* TASK DETAILS *
Can you write out all the lines word for word, with no pictures?

* PROVIDED DATA *
%%

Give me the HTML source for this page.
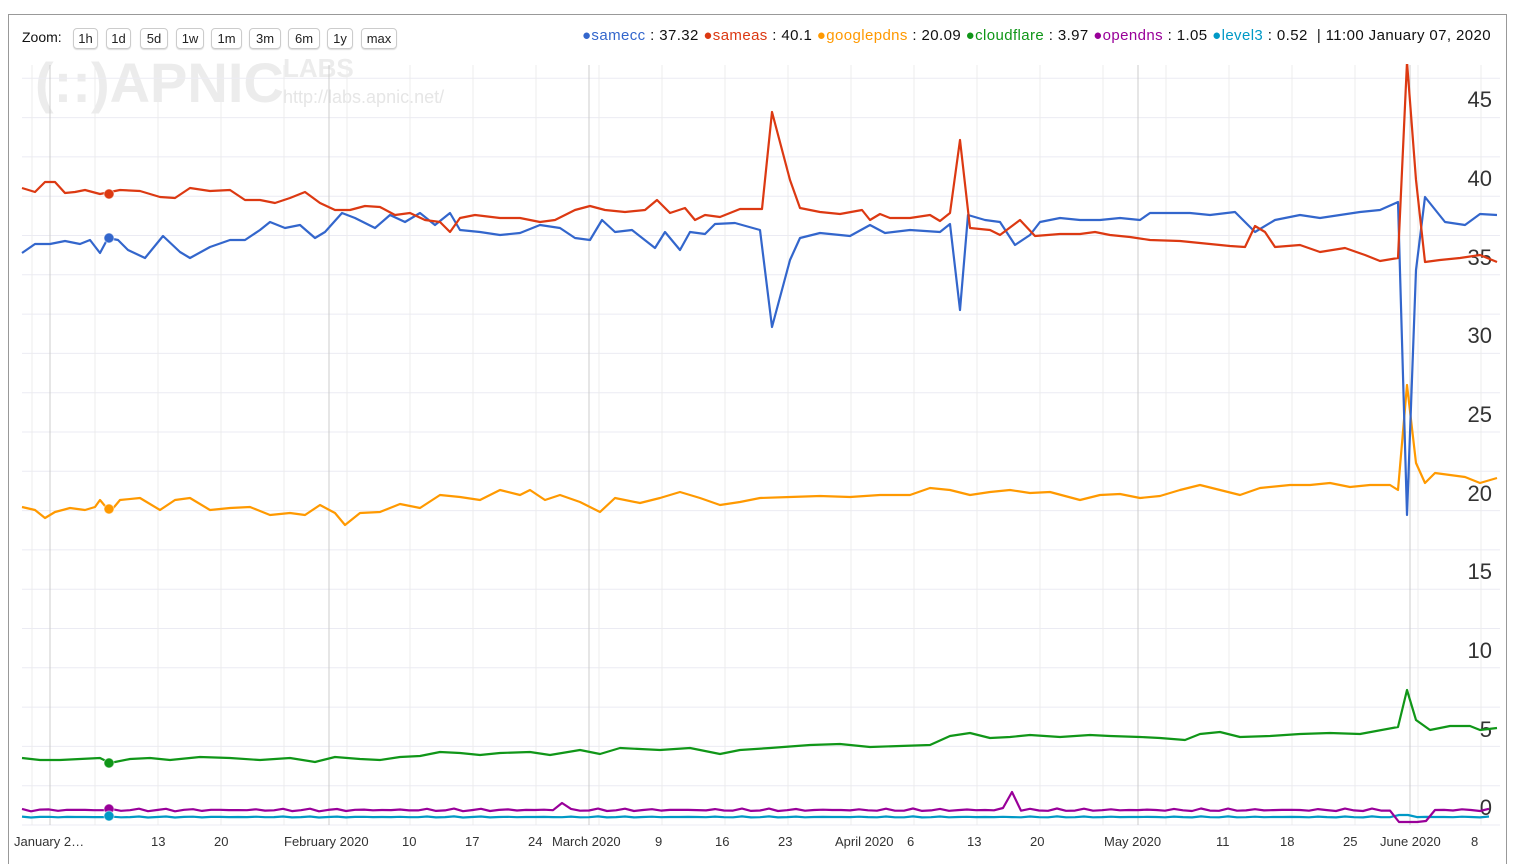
<!DOCTYPE html>
<html><head><meta charset="utf-8"><style>
body{margin:0;background:#fff;font-family:"Liberation Sans",sans-serif;}
.frame{position:absolute;left:8px;top:14px;width:1499px;height:850px;border:1px solid #999;box-sizing:border-box;border-bottom:none}
.btn{position:absolute;top:28px;height:19px;border:1px solid #ccc;border-radius:4px;font-size:13px;line-height:19px;text-align:center;color:#222;box-shadow:0 1px 1px #ddd}
</style></head><body>
<div class="frame"></div>
<svg width="1525" height="858" style="position:absolute;left:0;top:0" id="s"></svg>
<div style="position:absolute;left:22px;top:29px;font-size:14px;color:#111">Zoom:</div>
<div class="btn" style="left:73px;width:23px">1h</div>
<div class="btn" style="left:106px;width:23px">1d</div>
<div class="btn" style="left:140px;width:26px">5d</div>
<div class="btn" style="left:176px;width:26px">1w</div>
<div class="btn" style="left:211px;width:29px">1m</div>
<div class="btn" style="left:249px;width:30px">3m</div>
<div class="btn" style="left:288px;width:30px">6m</div>
<div class="btn" style="left:327px;width:24px">1y</div>
<div class="btn" style="left:361px;width:34px">max</div>
<div style="position:absolute;right:34px;top:27px;font-size:15px;letter-spacing:0.4px;color:#111;white-space:nowrap">
<span style="color:#3366cc">●samecc</span> : 37.32 <span style="color:#dc3912">●sameas</span> : 40.1 <span style="color:#ff9900">●googlepdns</span> : 20.09 <span style="color:#109618">●cloudflare</span> : 3.97 <span style="color:#990099">●opendns</span> : 1.05 <span style="color:#0099c6">●level3</span> : 0.52 &nbsp;| 11:00 January 07, 2020</div>
<script>
const s=document.getElementById('s');let h='<defs><clipPath id="c"><rect x="0" y="64" width="1525" height="794"/></clipPath></defs>';
h+='<text x="35" y="102" font-size="56" font-weight="bold" fill="#ececec" font-family="Liberation Sans">(::)APNIC</text>';
h+='<text x="283" y="77" font-size="26" font-weight="bold" fill="#ececec" font-family="Liberation Sans">LABS</text>';
h+='<text x="283" y="103" font-size="18" fill="#e6e6e6" font-family="Liberation Sans">http://labs.apnic.net/</text>';
for(let y=825;y>70;y-=39.3)h+=`<line x1="22" x2="1500" y1="${y}" y2="${y}" stroke="#ebebf3"/>`;
for(let x=32;x<1500;x+=63)h+=`<line x1="${x}" x2="${x}" y1="65" y2="825" stroke="#ececec"/>`;
[50,329,589,1138,1410].forEach(x=>h+=`<line x1="${x}" x2="${x}" y1="65" y2="825" stroke="#ccc"/>`);
[[45,99],[40,178],[35,257],[30,335],[25,414],[20,493],[15,571],[10,650],[5,729],[0,807]].forEach(([v,y])=>h+=`<text x="1492" y="${y+8}" font-size="22" fill="#333" text-anchor="end">${v}</text>`);
[["January 2…",14],["13",151],["20",214],["February 2020",284],["10",402],["17",465],["24",528],["March 2020",552],["9",655],["16",715],["23",778],["April 2020",835],["6",907],["13",967],["20",1030],["May 2020",1104],["11",1216],["18",1280],["25",1343],["June 2020",1380],["8",1471]].forEach(([t,x])=>h+=`<text x="${x}" y="846" font-size="13" fill="#333">${t}</text>`);
function P(a,c){h+=`<polyline clip-path="url(#c)" fill="none" stroke="${c}" stroke-width="2.2" stroke-linejoin="round" points="${a}"/>`}
function wig(base,amp,extra){let pts=[];for(let x=22;x<=1497;x+=9){let y=base+amp*Math.sin(x*0.37)*Math.cos(x*0.11);for(const [ex,ey] of extra)if(Math.abs(x-ex)<5)y=ey;pts.push(x+','+y.toFixed(1))}return pts.join(' ')}
P(wig(817,0.6,[[1400,815],[1409,815]]),'#0099c6');
P(wig(810,1.5,[[563,803],[1013,792],[1004,808],[1400,822],[1409,822],[1418,822],[1427,821]]),'#990099');
P("22,758 40,760 60,760 80,759 100,758 110,763 130,759 150,758 170,760 200,757 230,758 260,760 290,758 315,762 335,757 360,759 380,760 400,757 420,756 440,752 460,753 480,755 500,753 530,752 550,755 580,750 600,754 620,748 660,750 690,748 720,754 740,750 770,748 810,745 840,744 870,747 900,746 930,745 950,736 970,733 990,738 1010,737 1030,735 1060,737 1090,735 1110,736 1140,737 1160,738 1185,740 1200,734 1220,732 1240,737 1270,736 1300,734 1330,733 1360,734 1398,727 1407,690 1416,720 1430,730 1450,726 1470,726 1480,730 1497,728",'#109618');
P("22,507 35,510 45,518 55,512 70,508 85,510 95,507 100,500 110,512 120,500 140,498 160,510 175,500 190,498 210,510 230,508 250,507 270,515 290,513 305,515 320,505 335,513 345,525 360,513 380,512 400,504 420,508 440,495 460,497 480,500 500,490 520,495 530,490 545,500 560,495 580,502 600,512 615,498 640,503 660,498 680,492 700,498 720,505 740,502 760,498 790,497 820,496 850,497 880,495 910,495 930,488 950,490 970,495 990,492 1010,490 1030,493 1050,492 1080,500 1100,495 1120,494 1140,498 1160,496 1180,490 1200,485 1220,490 1240,495 1260,488 1290,485 1310,485 1330,483 1350,487 1370,485 1390,485 1398,490 1407,385 1416,463 1425,483 1435,473 1450,475 1465,477 1480,483 1497,478",'#ff9900');
P("22,253 35,244 50,244 65,241 80,244 90,240 100,253 108,238 118,240 128,250 145,258 163,236 180,252 190,258 210,247 230,240 245,240 260,230 270,222 285,228 300,225 315,238 325,232 342,213 355,218 375,228 390,215 405,222 420,213 435,225 450,213 460,230 480,232 500,235 520,233 540,225 560,228 575,238 590,240 602,220 615,232 632,230 655,248 665,232 680,250 690,232 705,234 715,224 735,223 760,230 772,327 790,260 800,238 820,233 850,236 870,225 885,233 910,230 940,232 950,224 960,310 968,215 985,220 1000,222 1015,245 1030,235 1040,222 1060,218 1080,220 1100,220 1120,218 1140,220 1150,213 1170,213 1190,213 1210,215 1235,212 1255,232 1275,220 1300,215 1320,218 1340,215 1360,212 1380,210 1398,202 1407,515 1416,270 1425,197 1445,222 1465,225 1480,214 1497,215",'#3366cc');
P("22,188 35,192 45,182 55,182 65,193 75,192 85,190 100,194 120,190 140,191 160,197 175,198 190,188 210,191 230,190 245,200 260,200 275,203 290,198 305,192 320,203 335,210 350,210 365,206 380,207 395,215 410,213 425,220 440,222 450,232 460,218 475,215 500,218 520,218 540,222 555,220 575,210 590,206 605,210 625,212 645,210 657,200 670,213 685,208 695,220 705,215 720,217 740,209 762,209 772,112 790,180 800,208 820,212 840,214 862,210 870,220 880,214 890,218 910,218 930,215 940,221 950,213 960,140 970,228 990,230 1000,235 1020,220 1035,236 1060,234 1080,234 1095,232 1110,235 1130,237 1150,240 1180,241 1200,243 1230,246 1245,247 1255,226 1265,232 1275,247 1300,245 1320,252 1345,248 1365,255 1380,261 1398,258 1407,62 1416,180 1425,262 1440,260 1460,258 1480,255 1497,262",'#dc3912');
[[194,'#dc3912'],[238,'#3366cc'],[509,'#ff9900'],[763,'#109618'],[809,'#990099'],[816,'#0099c6']].forEach(([y,c])=>h+=`<circle cx="109" cy="${y}" r="5" fill="${c}" stroke="#fff" stroke-opacity=".5"/>`);
s.innerHTML=h;
</script>
</body></html>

%%

* THE COMPLETED TASK *
Give me the HTML source for this page.
<!DOCTYPE html>
<html><head><meta charset="utf-8"><style>
body{margin:0;background:#fff;font-family:"Liberation Sans",sans-serif;}
.frame{position:absolute;left:8px;top:14px;width:1499px;height:850px;border:1px solid #999;box-sizing:border-box;border-bottom:none}
.btn{position:absolute;top:28px;height:19px;border:1px solid #ccc;border-radius:4px;font-size:13px;line-height:19px;text-align:center;color:#222;box-shadow:0 1px 1px #ddd}
</style></head><body>
<div class="frame"></div>
<svg width="1525" height="858" style="position:absolute;left:0;top:0" id="s"></svg>
<div style="position:absolute;left:22px;top:29px;font-size:14px;color:#111">Zoom:</div>
<div class="btn" style="left:73px;width:23px">1h</div>
<div class="btn" style="left:106px;width:23px">1d</div>
<div class="btn" style="left:140px;width:26px">5d</div>
<div class="btn" style="left:176px;width:26px">1w</div>
<div class="btn" style="left:211px;width:29px">1m</div>
<div class="btn" style="left:249px;width:30px">3m</div>
<div class="btn" style="left:288px;width:30px">6m</div>
<div class="btn" style="left:327px;width:24px">1y</div>
<div class="btn" style="left:361px;width:34px">max</div>
<div style="position:absolute;right:34px;top:27px;font-size:15px;letter-spacing:0.4px;color:#111;white-space:nowrap">
<span style="color:#3366cc">●samecc</span> : 37.32 <span style="color:#dc3912">●sameas</span> : 40.1 <span style="color:#ff9900">●googlepdns</span> : 20.09 <span style="color:#109618">●cloudflare</span> : 3.97 <span style="color:#990099">●opendns</span> : 1.05 <span style="color:#0099c6">●level3</span> : 0.52 &nbsp;| 11:00 January 07, 2020</div>
<script>
const s=document.getElementById('s');let h='<defs><clipPath id="c"><rect x="0" y="64" width="1525" height="794"/></clipPath></defs>';
h+='<text x="35" y="102" font-size="56" font-weight="bold" fill="#ececec" font-family="Liberation Sans">(::)APNIC</text>';
h+='<text x="283" y="77" font-size="26" font-weight="bold" fill="#ececec" font-family="Liberation Sans">LABS</text>';
h+='<text x="283" y="103" font-size="18" fill="#e6e6e6" font-family="Liberation Sans">http://labs.apnic.net/</text>';
for(let y=825;y>70;y-=39.3)h+=`<line x1="22" x2="1500" y1="${y}" y2="${y}" stroke="#ebebf3"/>`;
for(let x=32;x<1500;x+=63)h+=`<line x1="${x}" x2="${x}" y1="65" y2="825" stroke="#ececec"/>`;
[50,329,589,1138,1410].forEach(x=>h+=`<line x1="${x}" x2="${x}" y1="65" y2="825" stroke="#ccc"/>`);
[[45,99],[40,178],[35,257],[30,335],[25,414],[20,493],[15,571],[10,650],[5,729],[0,807]].forEach(([v,y])=>h+=`<text x="1492" y="${y+8}" font-size="22" fill="#333" text-anchor="end">${v}</text>`);
[["January 2…",14],["13",151],["20",214],["February 2020",284],["10",402],["17",465],["24",528],["March 2020",552],["9",655],["16",715],["23",778],["April 2020",835],["6",907],["13",967],["20",1030],["May 2020",1104],["11",1216],["18",1280],["25",1343],["June 2020",1380],["8",1471]].forEach(([t,x])=>h+=`<text x="${x}" y="846" font-size="13" fill="#333">${t}</text>`);
function P(a,c){h+=`<polyline clip-path="url(#c)" fill="none" stroke="${c}" stroke-width="2.2" stroke-linejoin="round" points="${a}"/>`}
function wig(base,amp,extra){let pts=[];for(let x=22;x<=1497;x+=9){let y=base+amp*Math.sin(x*0.37)*Math.cos(x*0.11);for(const [ex,ey] of extra)if(Math.abs(x-ex)<5)y=ey;pts.push(x+','+y.toFixed(1))}return pts.join(' ')}
P(wig(817,0.6,[[1400,815],[1409,815]]),'#0099c6');
P(wig(810,1.5,[[563,803],[1013,792],[1004,808],[1400,822],[1409,822],[1418,822],[1427,821]]),'#990099');
P("22,758 40,760 60,760 80,759 100,758 110,763 130,759 150,758 170,760 200,757 230,758 260,760 290,758 315,762 335,757 360,759 380,760 400,757 420,756 440,752 460,753 480,755 500,753 530,752 550,755 580,750 600,754 620,748 660,750 690,748 720,754 740,750 770,748 810,745 840,744 870,747 900,746 930,745 950,736 970,733 990,738 1010,737 1030,735 1060,737 1090,735 1110,736 1140,737 1160,738 1185,740 1200,734 1220,732 1240,737 1270,736 1300,734 1330,733 1360,734 1398,727 1407,690 1416,720 1430,730 1450,726 1470,726 1480,730 1497,728",'#109618');
P("22,507 35,510 45,518 55,512 70,508 85,510 95,507 100,500 110,512 120,500 140,498 160,510 175,500 190,498 210,510 230,508 250,507 270,515 290,513 305,515 320,505 335,513 345,525 360,513 380,512 400,504 420,508 440,495 460,497 480,500 500,490 520,495 530,490 545,500 560,495 580,502 600,512 615,498 640,503 660,498 680,492 700,498 720,505 740,502 760,498 790,497 820,496 850,497 880,495 910,495 930,488 950,490 970,495 990,492 1010,490 1030,493 1050,492 1080,500 1100,495 1120,494 1140,498 1160,496 1180,490 1200,485 1220,490 1240,495 1260,488 1290,485 1310,485 1330,483 1350,487 1370,485 1390,485 1398,490 1407,385 1416,463 1425,483 1435,473 1450,475 1465,477 1480,483 1497,478",'#ff9900');
P("22,253 35,244 50,244 65,241 80,244 90,240 100,253 108,238 118,240 128,250 145,258 163,236 180,252 190,258 210,247 230,240 245,240 260,230 270,222 285,228 300,225 315,238 325,232 342,213 355,218 375,228 390,215 405,222 420,213 435,225 450,213 460,230 480,232 500,235 520,233 540,225 560,228 575,238 590,240 602,220 615,232 632,230 655,248 665,232 680,250 690,232 705,234 715,224 735,223 760,230 772,327 790,260 800,238 820,233 850,236 870,225 885,233 910,230 940,232 950,224 960,310 968,215 985,220 1000,222 1015,245 1030,235 1040,222 1060,218 1080,220 1100,220 1120,218 1140,220 1150,213 1170,213 1190,213 1210,215 1235,212 1255,232 1275,220 1300,215 1320,218 1340,215 1360,212 1380,210 1398,202 1407,515 1416,270 1425,197 1445,222 1465,225 1480,214 1497,215",'#3366cc');
P("22,188 35,192 45,182 55,182 65,193 75,192 85,190 100,194 120,190 140,191 160,197 175,198 190,188 210,191 230,190 245,200 260,200 275,203 290,198 305,192 320,203 335,210 350,210 365,206 380,207 395,215 410,213 425,220 440,222 450,232 460,218 475,215 500,218 520,218 540,222 555,220 575,210 590,206 605,210 625,212 645,210 657,200 670,213 685,208 695,220 705,215 720,217 740,209 762,209 772,112 790,180 800,208 820,212 840,214 862,210 870,220 880,214 890,218 910,218 930,215 940,221 950,213 960,140 970,228 990,230 1000,235 1020,220 1035,236 1060,234 1080,234 1095,232 1110,235 1130,237 1150,240 1180,241 1200,243 1230,246 1245,247 1255,226 1265,232 1275,247 1300,245 1320,252 1345,248 1365,255 1380,261 1398,258 1407,62 1416,180 1425,262 1440,260 1460,258 1480,255 1497,262",'#dc3912');
[[194,'#dc3912'],[238,'#3366cc'],[509,'#ff9900'],[763,'#109618'],[809,'#990099'],[816,'#0099c6']].forEach(([y,c])=>h+=`<circle cx="109" cy="${y}" r="5" fill="${c}" stroke="#fff" stroke-opacity=".5"/>`);
s.innerHTML=h;
</script>
</body></html>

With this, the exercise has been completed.